Progress bar to measure blast running time?
3
0
Entering edit mode
4.7 years ago
Expe ▴ 10

Hello,

I wonder if it is possible to use a progress bar (or percentage) to measure the time it takes blast to run in my python script. If so, how to do it? I would like it to appear in the terminal so that the users of the script know that it is going to take time and they don't desperate.

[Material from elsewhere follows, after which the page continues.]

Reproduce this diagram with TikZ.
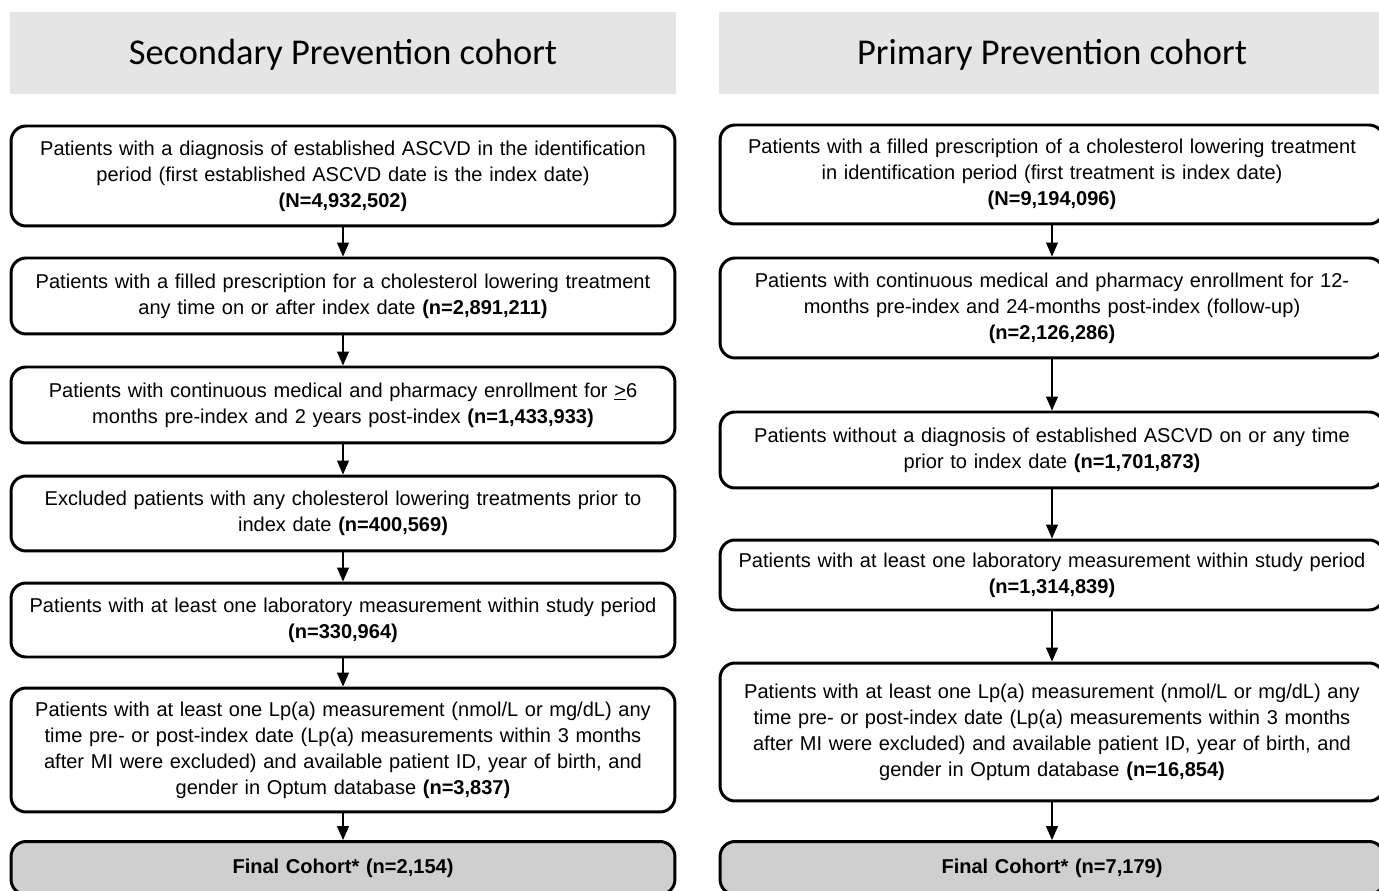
\documentclass[tikz,border=0pt]{standalone}
\usepackage{fontspec}
\setmainfont{Liberation Sans}
\newfontfamily\titlefont{Carlito}
\usetikzlibrary{arrows.meta}

\tikzset{
  stage/.style={draw, line width=1.7pt, rounded corners=0.3cm, minimum width=13.28cm,
    text width=13cm, align=center, inner sep=0pt, font=\fontsize{11.4}{14.8}\selectfont},
  final/.style={stage, fill=black!19, minimum height=1.06cm},
  header/.style={fill=black!10, minimum width=13.32cm, minimum height=1.64cm, inner sep=0pt,
    text height=0.48cm, text depth=0pt, font=\titlefont\fontsize{20.7}{24}\selectfont},
  flow/.style={line width=0.6pt, -{Triangle[width=0.24cm, length=0.28cm]}}
}

\begin{document}
\begin{tikzpicture}[x=0.02cm, y=-0.02cm]
		%%%%% FRAME %%%%%
		\clip (0,0) rectangle (1379,891);
		
		%%%%% SECONDARY PREVENTION %%%%%
		\node[header] (sechead) at (343,53) {Secondary Prevention cohort};
		
		\node[stage, minimum height=2cm] (sec1) at (343,176) {Patients with a diagnosis of established ASCVD in the identification\\ period (first established ASCVD date is the index date)\\ \textbf{(N=4,932,502)}};
		\node[stage, minimum height=1.52cm] (sec2) at (343,296) {Patients with a filled prescription for a cholesterol lowering treatment\\ any time on or after index date \textbf{(n=2,891,211)}};
		\node[stage, minimum height=1.52cm] (sec3) at (343,405) {Patients with continuous medical and pharmacy enrollment for \underline{>}6\\ months pre-index and 2 years post-index \textbf{(n=1,433,933)}};
		\node[stage, minimum height=1.5cm] (sec4) at (343,513.5) {Excluded patients with any cholesterol lowering treatments prior to\\ index date \textbf{(n=400,569)}};
		\node[stage, minimum height=1.48cm] (sec5) at (343,620) {Patients with at least one laboratory measurement within study period\\ \textbf{(n=330,964)}};
		\node[stage, minimum height=2.48cm] (sec6) at (343,750) {Patients with at least one Lp(a) measurement (nmol/L or mg/dL) any\\ time pre- or post-index date (Lp(a) measurements within 3 months\\ after MI were excluded) and available patient ID, year of birth, and\\ gender in Optum database \textbf{(n=3,837)}};
		\node[final] (secfin) at (343,868) {\textbf{Final Cohort* (n=2,154)}};
		
		\draw[flow] (sec1) -- (sec2);
		\draw[flow] (sec2) -- (sec3);
		\draw[flow] (sec3) -- (sec4);
		\draw[flow] (sec4) -- (sec5);
		\draw[flow] (sec5) -- (sec6);
		\draw[flow] (sec6) -- (secfin);
		
		%%%%% PRIMARY PREVENTION %%%%%
		\node[header] (prihead) at (1052,53) {Primary Prevention cohort};
		
		\node[stage, minimum height=1.98cm] (pri1) at (1052,174.5) {Patients with a filled prescription of a cholesterol lowering treatment\\ in identification period (first treatment is index date)\\ \textbf{(N=9,194,096)}};
		\node[stage, minimum height=2cm] (pri2) at (1052,308) {Patients with continuous medical and pharmacy enrollment for 12-\\ months pre-index and 24-months post-index (follow-up)\\ \textbf{(n=2,126,286)}};
		\node[stage, minimum height=1.52cm] (pri3) at (1052,450) {Patients without a diagnosis of established ASCVD on or any time\\ prior to index date \textbf{(n=1,701,873)}};
		\node[stage, minimum height=1.4cm] (pri4) at (1052,575) {Patients with at least one laboratory measurement within study period\\ \textbf{(n=1,314,839)}};
		\node[stage, minimum height=2.76cm] (pri5) at (1052,732) {Patients with at least one Lp(a) measurement (nmol/L or mg/dL) any\\ time pre- or post-index date (Lp(a) measurements within 3 months\\ after MI were excluded) and available patient ID, year of birth, and\\ gender in Optum database \textbf{(n=16,854)}};
		\node[final] (prifin) at (1052,868) {\textbf{Final Cohort* (n=7,179)}};
		
		\draw[flow] (pri1) -- (pri2);
		\draw[flow] (pri2) -- (pri3);
		\draw[flow] (pri3) -- (pri4);
		\draw[flow] (pri4) -- (pri5);
		\draw[flow] (pri5) -- (prifin);
		
		%%%%% END %%%%%
	\end{tikzpicture}
\end{document}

What I could find involves loops, and in my case I don't have one (it is a single line):

blast = NcbipsiblastCommandline(query=sys.argv[1], db="my_db", evalue=0.0001, outfmt=5, out=name, num_alignments=100)


Thank you!

blast biopython progressbar • 1.8k views
3
Entering edit mode

I am not sure this is even feasible! It strongly depends on how many hits, the length of the HSPs, the dimension of the database, stuff like that... I don't think that you can "estimate" this. We're not capable to compute this in one line of code with the current soft- and hard-ware. :D

How about counters and time markers? For example:

• checked <n> sequences
• mm:ss from the start of the search
• a random biology question to answer every 5 minutes so that they might as well google it in the next five mintues wait
• link to a random publication

just suggesting!

1
Entering edit mode

I don't think blast has an option to display "time remaining/progress". You could add a time counter to keep the users entertained in your script :)

2
Entering edit mode
4.7 years ago
Daniel ★ 3.8k

I too am impatient and want to monitor how my runs are going. While what people are saying above is correct that there's not a built in method, what I normally do is use watch with either grep -c or wc -l depending on your output format.

But if you want to do it in your script, either read in the file and ++ a count of "^Query=" (for standard blast format) or if you were really lazy and also didn't want to read the whole file in you could do a system call to grep the number of something like:

from subprocess import call
progressCounter = call(["grep", "-c",  "^Query=", outfile])


If you're using outfmt=8 then you could just count number of lines, or in XML there's an equivalent.

Then either output:

print "Blasting " + str(len(query)) + "sequences. Have completed " + str(progressCounter)


or do a % calc like

print "Blast is " + str((progressCounter / len(query) )*100) + "% complete"


Just some ideas.

0
Entering edit mode

Very nice idea. By the way, does the XML/ASN.1 format report query identifiers that don't have any matches in database? I know that outfmt=6/7 exclude these queries from the output.

0
Entering edit mode
4.7 years ago
st.ph.n ★ 2.6k

You could add a print line before you run blast, and verify that it completed:

#!/usr/bin/env python
import os
print("Running BLAST. Please do not interrupt..")

blast = NcbipsiblastCommandline(query=sys.argv[1], db="my_db", evalue=0.0001, outfmt=5, out=name, num_alignments=100)
stdout, stderr = blastx_cline()

if os.stat('youroutputblast').st_size > 0:
print ("BLAST complete.")
else:
print("BLAST failed. The output is empty")


At very least, a glance at the terminal will tell one that the BLAST is still running.